Leo en El País la necrológica que le dedica Eduardo Lago, director del Instituto Cervantes de Nueva York. Habla de la fuerza incendiaria de su lenguaje y la radicalidad de sus planteamientos literarios.
Opina que el consenso, sobre todo entre los escritores, es que La broma infinita se trata de la novela más audaz e innovadora escrita en Estados Unidos en la década final del siglo XX.
De una entrevista que le hizo Lago, me quedo con dos párrafos:
«Desde un punto de vista materialista», declaró entonces el autor, «los Estados Unidos son un buen lugar para vivir. La economía es muy potente, y el país nada en la abundancia.

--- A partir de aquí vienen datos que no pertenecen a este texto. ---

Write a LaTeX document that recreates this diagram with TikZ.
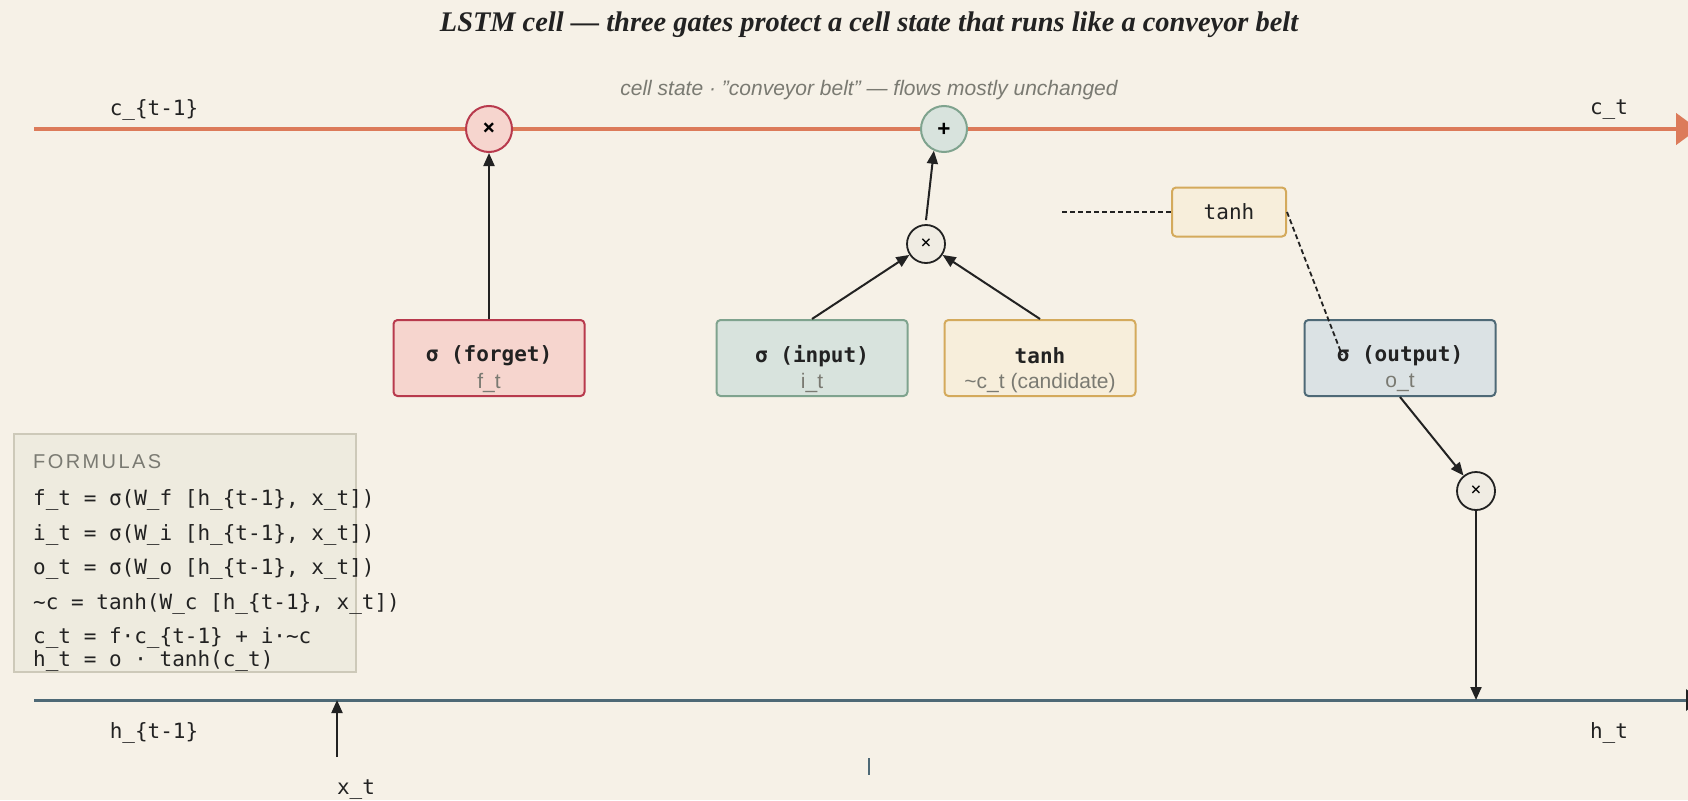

Y sin embargo, a pesar de todo eso, entre la gente de mi edad, incluso los que pertenecemos a una clase acomodada que no ha sido víctima de ningún tipo de discriminación, hay una sensación de malestar, una tristeza y una desconexión muy profundas. Sobre nosotros sigue pesando la sombra de episodios históricos recientes, como Vietnam o el Watergate y ahora, el desastre que se avecina con la matanza que está a punto de comenzar en Irak»
Campeón del experimentalismo, siempre tuvo claro que no podía quedarse en un mero juego de artificio realizado en el vacío: «Lo esencial es la emoción. La escritura tiene que estar viva, y aunque no sé cómo explicarlo, se trata de algo muy sencillo: desde los griegos, la buena literatura te hace sentir un nudo en la boca del estómago. Lo demás no sirve para nada».